Set exercise
Extract word for word the lines of the listing from its start to the line holding "va='top', ha='left', linespacing=1.4)", both ends kept; pictures are not part of the copy.

Data for this exercise
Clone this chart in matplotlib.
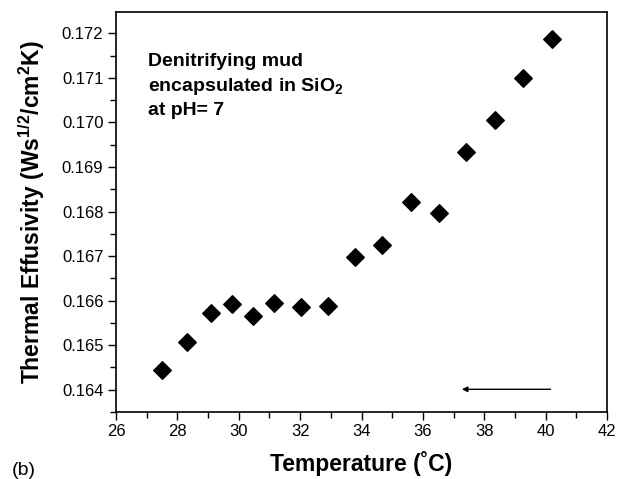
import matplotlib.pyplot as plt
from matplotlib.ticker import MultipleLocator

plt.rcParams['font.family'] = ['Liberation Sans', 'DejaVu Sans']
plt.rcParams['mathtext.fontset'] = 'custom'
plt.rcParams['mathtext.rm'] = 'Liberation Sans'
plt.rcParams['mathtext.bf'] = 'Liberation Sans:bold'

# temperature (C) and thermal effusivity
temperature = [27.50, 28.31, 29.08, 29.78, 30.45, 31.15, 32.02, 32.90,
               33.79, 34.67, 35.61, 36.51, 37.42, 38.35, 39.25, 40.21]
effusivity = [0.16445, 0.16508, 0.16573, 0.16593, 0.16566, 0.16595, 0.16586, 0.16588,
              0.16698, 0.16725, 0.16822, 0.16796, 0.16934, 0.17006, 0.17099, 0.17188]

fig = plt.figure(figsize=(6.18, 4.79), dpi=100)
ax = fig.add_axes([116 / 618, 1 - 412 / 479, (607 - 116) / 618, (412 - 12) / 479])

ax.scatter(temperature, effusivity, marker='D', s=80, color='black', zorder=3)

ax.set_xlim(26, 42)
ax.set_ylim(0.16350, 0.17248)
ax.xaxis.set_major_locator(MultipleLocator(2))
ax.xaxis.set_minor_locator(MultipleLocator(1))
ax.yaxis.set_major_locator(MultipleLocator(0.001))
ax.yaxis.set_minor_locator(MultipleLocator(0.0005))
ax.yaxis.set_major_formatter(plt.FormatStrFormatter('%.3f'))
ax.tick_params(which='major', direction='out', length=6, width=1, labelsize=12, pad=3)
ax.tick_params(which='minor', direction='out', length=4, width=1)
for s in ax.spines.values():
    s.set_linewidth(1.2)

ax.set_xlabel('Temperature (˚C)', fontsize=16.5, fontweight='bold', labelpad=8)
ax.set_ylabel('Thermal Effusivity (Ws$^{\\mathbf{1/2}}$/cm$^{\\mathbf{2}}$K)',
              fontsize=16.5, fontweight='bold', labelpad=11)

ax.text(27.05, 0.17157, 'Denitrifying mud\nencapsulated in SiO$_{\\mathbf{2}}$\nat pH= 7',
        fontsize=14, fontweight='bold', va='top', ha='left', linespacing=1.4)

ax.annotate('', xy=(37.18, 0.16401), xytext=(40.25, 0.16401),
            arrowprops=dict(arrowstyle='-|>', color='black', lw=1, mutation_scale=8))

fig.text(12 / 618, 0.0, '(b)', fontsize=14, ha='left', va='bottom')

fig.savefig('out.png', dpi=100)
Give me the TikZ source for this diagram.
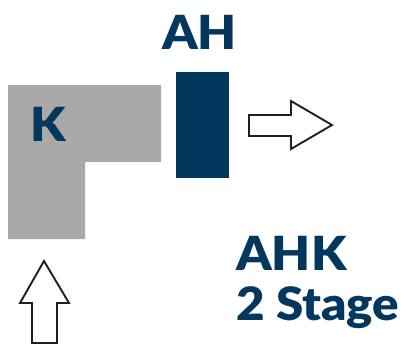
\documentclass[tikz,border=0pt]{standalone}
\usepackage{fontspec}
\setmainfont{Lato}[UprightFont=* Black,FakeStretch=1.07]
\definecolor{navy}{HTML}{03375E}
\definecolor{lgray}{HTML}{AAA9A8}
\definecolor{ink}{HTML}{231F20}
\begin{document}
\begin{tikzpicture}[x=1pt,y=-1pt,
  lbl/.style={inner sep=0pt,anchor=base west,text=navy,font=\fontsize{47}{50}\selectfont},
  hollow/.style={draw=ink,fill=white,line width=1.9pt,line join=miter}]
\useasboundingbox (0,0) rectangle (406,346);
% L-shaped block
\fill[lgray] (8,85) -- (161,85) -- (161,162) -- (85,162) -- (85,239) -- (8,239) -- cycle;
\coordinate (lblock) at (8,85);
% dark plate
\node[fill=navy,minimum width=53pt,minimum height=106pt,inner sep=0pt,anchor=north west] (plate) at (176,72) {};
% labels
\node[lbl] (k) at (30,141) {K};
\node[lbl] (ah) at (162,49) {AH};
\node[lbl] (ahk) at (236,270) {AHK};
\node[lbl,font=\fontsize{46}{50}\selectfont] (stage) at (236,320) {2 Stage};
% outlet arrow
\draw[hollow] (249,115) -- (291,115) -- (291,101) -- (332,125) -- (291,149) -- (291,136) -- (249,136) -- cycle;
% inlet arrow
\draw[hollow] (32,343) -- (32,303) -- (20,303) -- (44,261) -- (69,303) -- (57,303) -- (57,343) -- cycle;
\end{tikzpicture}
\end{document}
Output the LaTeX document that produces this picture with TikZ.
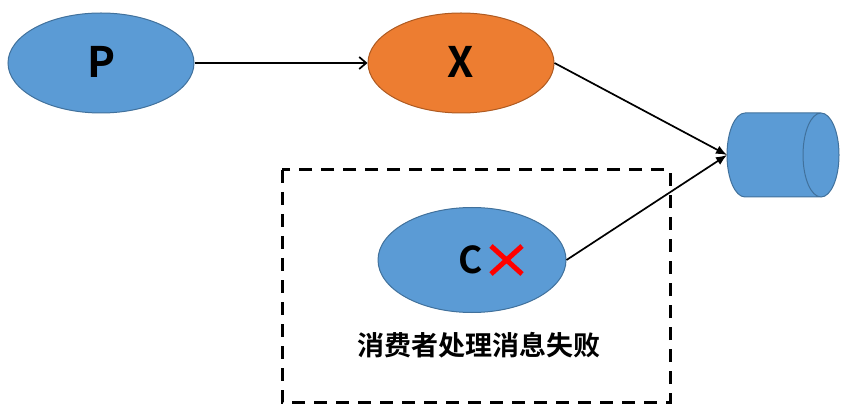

Solution below
Clone this chart in matplotlib.
import matplotlib.pyplot as plt
from matplotlib.ticker import MultipleLocator

plt.rcParams['font.family'] = ['Liberation Sans', 'DejaVu Sans']
plt.rcParams['mathtext.fontset'] = 'custom'
plt.rcParams['mathtext.rm'] = 'Liberation Sans'
plt.rcParams['mathtext.bf'] = 'Liberation Sans:bold'

# temperature (C) and thermal effusivity
temperature = [27.50, 28.31, 29.08, 29.78, 30.45, 31.15, 32.02, 32.90,
               33.79, 34.67, 35.61, 36.51, 37.42, 38.35, 39.25, 40.21]
effusivity = [0.16445, 0.16508, 0.16573, 0.16593, 0.16566, 0.16595, 0.16586, 0.16588,
              0.16698, 0.16725, 0.16822, 0.16796, 0.16934, 0.17006, 0.17099, 0.17188]

fig = plt.figure(figsize=(6.18, 4.79), dpi=100)
ax = fig.add_axes([116 / 618, 1 - 412 / 479, (607 - 116) / 618, (412 - 12) / 479])

ax.scatter(temperature, effusivity, marker='D', s=80, color='black', zorder=3)

ax.set_xlim(26, 42)
ax.set_ylim(0.16350, 0.17248)
ax.xaxis.set_major_locator(MultipleLocator(2))
ax.xaxis.set_minor_locator(MultipleLocator(1))
ax.yaxis.set_major_locator(MultipleLocator(0.001))
ax.yaxis.set_minor_locator(MultipleLocator(0.0005))
ax.yaxis.set_major_formatter(plt.FormatStrFormatter('%.3f'))
ax.tick_params(which='major', direction='out', length=6, width=1, labelsize=12, pad=3)
ax.tick_params(which='minor', direction='out', length=4, width=1)
for s in ax.spines.values():
    s.set_linewidth(1.2)

ax.set_xlabel('Temperature (˚C)', fontsize=16.5, fontweight='bold', labelpad=8)
ax.set_ylabel('Thermal Effusivity (Ws$^{\\mathbf{1/2}}$/cm$^{\\mathbf{2}}$K)',
              fontsize=16.5, fontweight='bold', labelpad=11)

ax.text(27.05, 0.17157, 'Denitrifying mud\nencapsulated in SiO$_{\\mathbf{2}}$\nat pH= 7',
        fontsize=14, fontweight='bold', va='top', ha='left', linespacing=1.4)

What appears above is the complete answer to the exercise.